Why doesn't telescoping change the nature of the infinite series Finding the value of $\frac{1}{n(n+1)}$ as $n\rightarrow \infty$ doesn't change the value $L$ of the limit of the series, if we find the limit by telescoping the series by $\frac{1}{n} - \frac{1}{n+1}$.
Why does this happen if it follows that we cannot assign any definite meaning to the sum of an infinite series of terms, without first ordering them in some definite manner.
 A: Remember that
$$
\sum_{n=1}^\infty\frac1{n(n+1)}=\lim_{m\to\infty}\sum_{n=1}^m\frac1{n(n+1)}
$$
Now we have converted the series to the limit of a sequence of finite sums. With finite sums, we don't have to worry about conditional convergence. In most cases where there is a conditionally convergent series, or here where a pair of divergent series, involved, it is best to convert the series to a limit of a sequence of finite sums.
Next, expand the term using partial fractions and perform the telescoping:
$$
\begin{align}
\sum_{n=1}^m\frac1{n(n+1)}
&=\sum_{n=1}^m\left(\frac1n-\frac1{n+1}\right)\\
&=\sum_{n=1}^m\frac1n-\sum_{n=2}^{m+1}\frac1n\\
&=1+\sum_{n=2}^m\frac1n-\sum_{n=2}^m\frac1n-\frac1{m+1}\\
&=1-\frac1{m+1}
\end{align}
$$
All the sums just above are finite, so all the manipulations we've done are good. Now, we just need to take the limit as $m\to\infty$:
$$
\begin{align}
\sum_{n=1}^\infty\frac1{n(n+1)}
&=\lim_{m\to\infty}\left(1-\frac1{m+1}\right)\\
&=1
\end{align}
$$
A: There is a famous theorem of Riemann that says that for a conditionally convergent series, we can re-order the terms so that the series converges to any limit or even diverges.
A series $a_1 + a_2 + a_3 +\cdots$ is said to converge absolutely if the series $|a_1|+|a_2|+|a_3|+\cdots$ converges. If a covergent series does not converge absolutely then it converges conditionally. 

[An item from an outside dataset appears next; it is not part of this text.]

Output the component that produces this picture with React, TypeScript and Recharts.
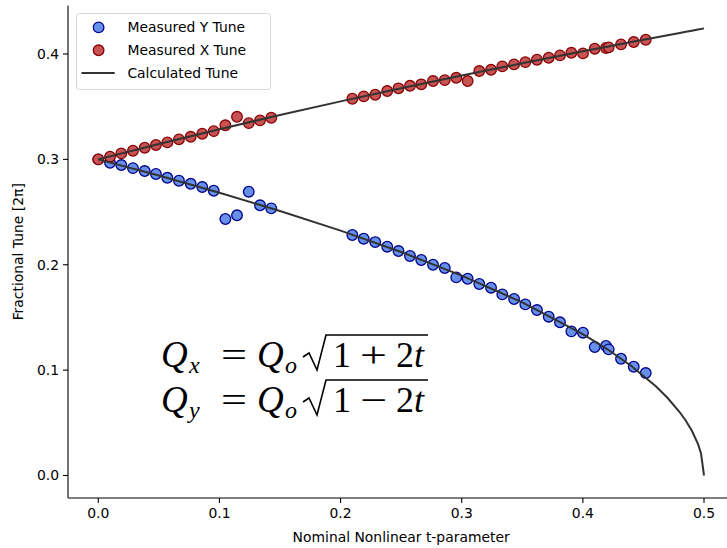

For an absolutely convergent series you can reorder the terms however you like and you will always get the same limit. It is only for conditionally convergent series that the order matters.
In the example you give, $n \ge 1$ and so we have
$$\frac{1}{n(n+1)} = \left|\frac{1}{n(n+1)}\right|$$
That means that the series converges if, and only if, it converges absolutely. That means that if the series has a limit, say $L$, then all limits of all possible re-ordered series will also be $L$.